Nesta semana noticiou-se além-mundo, que a publicação dos livros de Paulo Coelho foi proibida no Irã. Interrompendo pelo menos no país muçulmano o fantástico sucesso que o  escritor e seus livros faz no exterior. O motivo talvez passe pela intolerância religiosa Islâmica, atitude antipática e reprovável sob todos os  aspectos. A propósito desse sucesso do mencionado autor, José Mindlin, bibliófilo brasileiro, falecido em fevereiro do ano passado, antes de morrer disse, numa de suas últimas entrevistas, que Paulo Coelho está para os livros ou venda de livros o que Edir Macedo está para a religião. 

Citei essas arengas, propositalmente, para nos interrogar sobre o que é um bom livro? A resposta é relativa, pois cada leitor tem sua preferência que vai da comédia aos grandes tratados científicos. Os escritos de Voltaire e Rousseau, por exemplo, apesar da contribuição significativa para o pensamento da época em que viveram, com reflexos expressivos até os dias de hoje, principalmente este último que defendia um “retorno à natureza” para combater a desigualdade causada pela sociedade civilizada; contudo, na ótica dos cristãos, tais autores com seus livros fizeram um grande mal à França.

Assim, o tema que se nos impõe não é o que estamos lendo no nosso dia-a-dia, mas se estamos lendo seja lá o que for, dizem os entendidos. Não compactuo dessa opinião, pois, entre miríades de livros disponíveis no mercado, há muitos que em sua maioria prestam um total desserviço (mau serviço; prejuízo) às questões éticas relevantes e, dentre estes  livros bem poucos  merecem ser lido mais de uma vez; ainda assim devemos muito do que somos aos livros. Afinal: Um país se faz com homens e livros, diria Monteiro Lobato.
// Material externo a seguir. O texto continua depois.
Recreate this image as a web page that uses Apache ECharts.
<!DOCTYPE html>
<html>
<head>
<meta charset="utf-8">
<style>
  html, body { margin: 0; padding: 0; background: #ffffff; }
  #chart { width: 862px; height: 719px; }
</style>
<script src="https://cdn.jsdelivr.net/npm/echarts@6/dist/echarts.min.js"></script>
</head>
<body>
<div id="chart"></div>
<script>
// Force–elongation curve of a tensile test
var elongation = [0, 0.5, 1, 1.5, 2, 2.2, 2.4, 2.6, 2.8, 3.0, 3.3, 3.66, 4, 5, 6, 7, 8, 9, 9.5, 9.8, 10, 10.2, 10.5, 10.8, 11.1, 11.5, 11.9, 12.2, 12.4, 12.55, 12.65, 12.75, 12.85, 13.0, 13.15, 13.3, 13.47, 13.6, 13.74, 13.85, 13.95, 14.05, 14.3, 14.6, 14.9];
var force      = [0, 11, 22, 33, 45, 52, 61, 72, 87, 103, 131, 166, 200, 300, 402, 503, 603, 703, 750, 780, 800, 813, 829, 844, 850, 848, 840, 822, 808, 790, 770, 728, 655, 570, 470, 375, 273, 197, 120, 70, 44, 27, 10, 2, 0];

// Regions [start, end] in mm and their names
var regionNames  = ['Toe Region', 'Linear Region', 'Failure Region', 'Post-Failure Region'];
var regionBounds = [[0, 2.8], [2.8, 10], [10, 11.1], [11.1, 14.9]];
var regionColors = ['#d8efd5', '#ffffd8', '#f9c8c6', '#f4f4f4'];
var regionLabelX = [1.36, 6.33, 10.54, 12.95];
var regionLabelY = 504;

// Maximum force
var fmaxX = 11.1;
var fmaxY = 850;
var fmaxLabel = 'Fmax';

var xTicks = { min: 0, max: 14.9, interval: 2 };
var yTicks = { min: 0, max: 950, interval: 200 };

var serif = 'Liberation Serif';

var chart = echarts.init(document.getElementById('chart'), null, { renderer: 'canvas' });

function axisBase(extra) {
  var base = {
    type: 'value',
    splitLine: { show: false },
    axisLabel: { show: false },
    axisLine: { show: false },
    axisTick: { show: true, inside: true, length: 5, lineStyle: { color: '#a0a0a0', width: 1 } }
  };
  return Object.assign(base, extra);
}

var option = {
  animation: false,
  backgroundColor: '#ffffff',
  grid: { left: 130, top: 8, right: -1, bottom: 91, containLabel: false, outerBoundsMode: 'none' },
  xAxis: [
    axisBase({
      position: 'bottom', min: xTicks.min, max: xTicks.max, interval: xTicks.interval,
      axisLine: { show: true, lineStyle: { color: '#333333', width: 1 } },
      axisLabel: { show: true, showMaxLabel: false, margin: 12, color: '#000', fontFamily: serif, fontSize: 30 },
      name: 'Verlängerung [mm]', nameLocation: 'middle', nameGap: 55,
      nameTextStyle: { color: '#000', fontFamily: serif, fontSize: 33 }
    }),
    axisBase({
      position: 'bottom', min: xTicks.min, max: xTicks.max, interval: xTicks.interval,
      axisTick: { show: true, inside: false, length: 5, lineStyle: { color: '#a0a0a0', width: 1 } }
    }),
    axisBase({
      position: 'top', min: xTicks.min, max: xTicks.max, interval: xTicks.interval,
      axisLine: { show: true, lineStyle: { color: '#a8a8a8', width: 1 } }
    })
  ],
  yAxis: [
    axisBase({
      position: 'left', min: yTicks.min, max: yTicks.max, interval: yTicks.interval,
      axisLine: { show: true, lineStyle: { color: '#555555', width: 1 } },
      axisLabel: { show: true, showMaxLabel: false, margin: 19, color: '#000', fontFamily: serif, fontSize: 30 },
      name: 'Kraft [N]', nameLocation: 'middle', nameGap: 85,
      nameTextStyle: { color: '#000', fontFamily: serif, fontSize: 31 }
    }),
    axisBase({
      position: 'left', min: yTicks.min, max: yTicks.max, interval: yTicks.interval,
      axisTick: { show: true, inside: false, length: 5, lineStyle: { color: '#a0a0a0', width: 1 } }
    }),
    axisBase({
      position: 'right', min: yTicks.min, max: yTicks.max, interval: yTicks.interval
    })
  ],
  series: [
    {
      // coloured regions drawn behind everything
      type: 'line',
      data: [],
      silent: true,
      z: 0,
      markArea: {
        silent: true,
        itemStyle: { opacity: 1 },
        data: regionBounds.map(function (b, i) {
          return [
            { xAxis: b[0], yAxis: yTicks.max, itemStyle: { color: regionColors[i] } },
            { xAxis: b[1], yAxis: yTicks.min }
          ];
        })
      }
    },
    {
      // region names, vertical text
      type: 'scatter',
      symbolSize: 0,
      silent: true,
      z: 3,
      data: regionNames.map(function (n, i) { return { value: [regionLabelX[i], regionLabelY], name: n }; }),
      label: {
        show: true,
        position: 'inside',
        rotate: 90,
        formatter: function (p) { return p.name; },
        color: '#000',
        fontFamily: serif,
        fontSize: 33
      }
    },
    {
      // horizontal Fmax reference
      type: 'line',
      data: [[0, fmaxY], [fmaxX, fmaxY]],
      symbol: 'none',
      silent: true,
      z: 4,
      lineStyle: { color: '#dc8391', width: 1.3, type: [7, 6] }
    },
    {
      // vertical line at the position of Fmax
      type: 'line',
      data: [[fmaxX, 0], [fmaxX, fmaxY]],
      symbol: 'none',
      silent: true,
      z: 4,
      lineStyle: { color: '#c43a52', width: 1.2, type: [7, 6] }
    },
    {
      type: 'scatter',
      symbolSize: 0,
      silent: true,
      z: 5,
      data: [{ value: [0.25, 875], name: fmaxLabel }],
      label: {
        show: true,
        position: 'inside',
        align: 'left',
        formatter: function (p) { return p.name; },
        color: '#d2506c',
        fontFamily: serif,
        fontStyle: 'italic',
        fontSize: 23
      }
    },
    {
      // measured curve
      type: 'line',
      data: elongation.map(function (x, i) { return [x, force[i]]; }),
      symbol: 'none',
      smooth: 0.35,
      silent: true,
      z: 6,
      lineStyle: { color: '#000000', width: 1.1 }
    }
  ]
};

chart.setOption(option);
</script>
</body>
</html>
Todavia, muitos são os bons motivos, porque devemos ler exaustivamente: Quem lê, alguém já disse, sabe mais; pensa melhor, compara idéias; tem o que falar; tem o que responder; fundamenta suas opiniões; aumenta sua compreensão; melhora seu vocabulário; tem mais chances no mercado competitivo e exigente do mundo moderno; absorve experiência e sabe o que está acontecendo pelo mundo afora.

Li numa reportagem, com alegria contagiante, que no Brasil muitas pessoas estão assistindo menos a TV paga, deixando de curtir hábitos de consumo em restaurantes sofisticados e outros ambientes badalados, mas em compensação estão lendo mais. Essa é uma boa notícia, pois, trocar as badalações de fim semana pela leitura de um bom livro, é sem dúvida alvissareira. “Nos últimos seis anos diminuiu o percentual de pessoas que freqüentam shows de entretenimentos,  mas, em compensação, aumentou o número daquelas que curtem um bom livro como forma de recreação.”, diz a reportagem.
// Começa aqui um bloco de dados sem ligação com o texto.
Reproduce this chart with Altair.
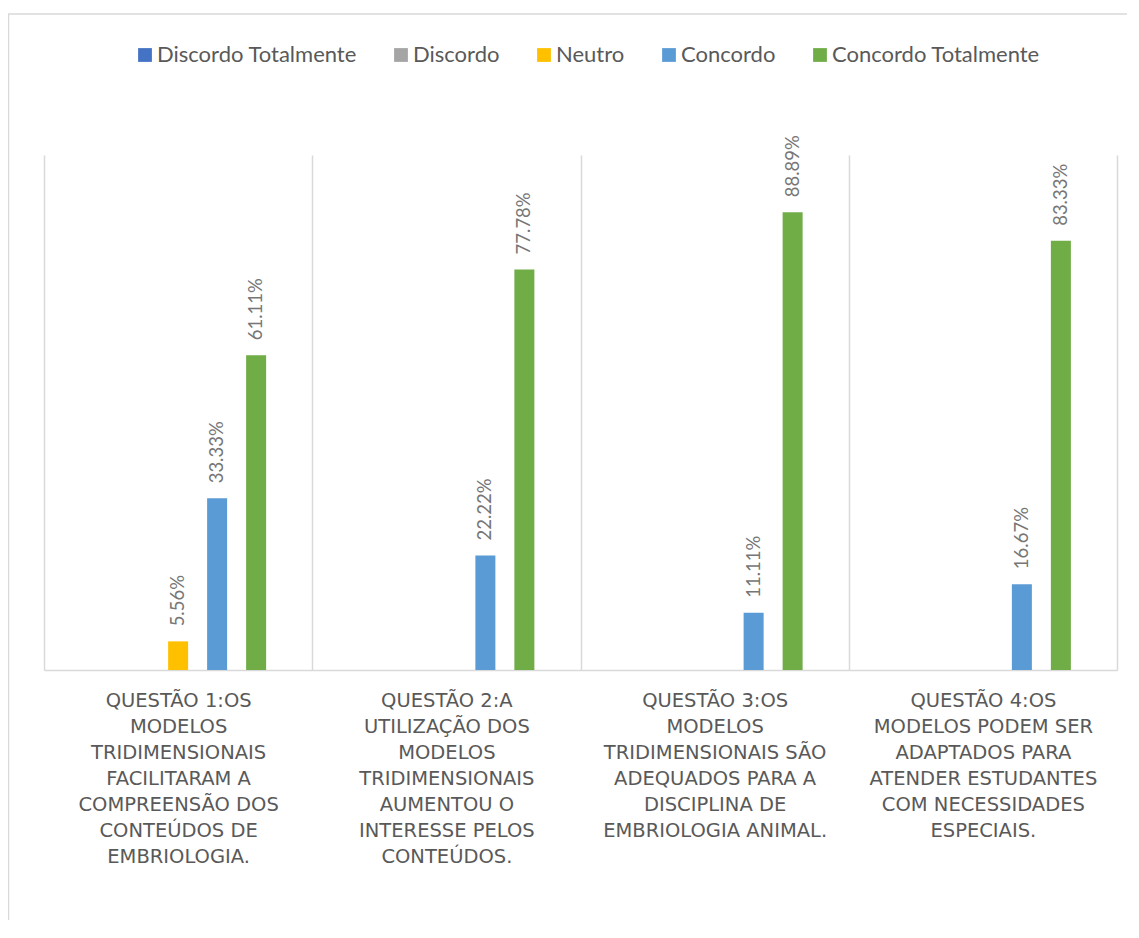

O aumento, entretanto, não significa que os brasileiros passaram a comprar mais livros, mesmo porque os preços de  livros no Brasil estão “pelo olho da cara.” Quem colocou a mão no bolso foi o governo, cujas aquisições quase triplicaram na última década. O MEC, de FHC à Lula, com acertos e erros, conseguiu levar o livro ao estudante. 

Se por um lado reconhecemos como salutar a oferta abundante do mercado literário, principalmente, porque os livros possuem a propriedade de nos fazer rir, chorar e, às vezes, causar mudanças dramáticas e radicais em nossas vidas.  Por outro lado, é histórico, que maus livros têm arruinado, não somente indivíduos, mas nações inteiras. Logo, tomemos cuidado, você (leitor) e eu, para que nunca sejamos achados do lado de um mau livro, nem do lado oposto de um bom livro.